American activist with the African-American women's suffrage movement (1867–1923)

Mary Elizabeth Jackson (1867–1923), was an African-American female suffrage activist, YWCA leader and writer. She worked with the Northeast Federation of Colored Women's Club and lead the suffrage movement with the National Association of Colored Women.

== History ==
Mary Elizabeth Jackson was born 1867 in Providence, Rhode Island to Henry and Amelia Jackson. She was a member of the Pond Street Baptist Church and founding member of the Providence NAACP.

Jackson worked as a civil service employee, working at the Labor Department of the State of Rhode Island. In 1917, during World War I, she was appointed as "Special Industrial Worker among Colored Women" for the National War Work Council of the YMCA in which she analyzed employment trends and recommended programs to encourage fair employment of women of color.
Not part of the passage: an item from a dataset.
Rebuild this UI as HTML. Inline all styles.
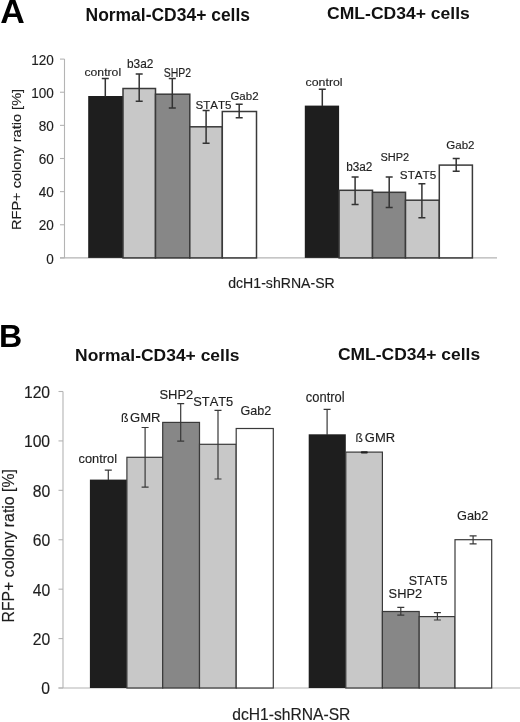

Between 1918 and 1921 she served as the YWCA's Industrial Secretary for Colored Work. In this role, she sought to provide good industrial jobs for Black women and foster interracial cooperation for social and racial justice movements at the time.

Jackson served as president of the Rhode Island State Federation of Colored Women's Club (also known as the Rhode Island Association of Colored Women's Clubs) for 8 years. She served as the first vice president of the Alpha Suffrage Club.

== Writing ==
Jackson wrote for the NAACP’s magazine The Crisis in November 1918 entitled, “The Colored Woman in Industry” which was detailing the working conditions of women in factories and a hopeful future of African-American women in industry. In this writing she describes discusses inequality of wages between races, and between genders, as well as the prejudices and poor working conditions.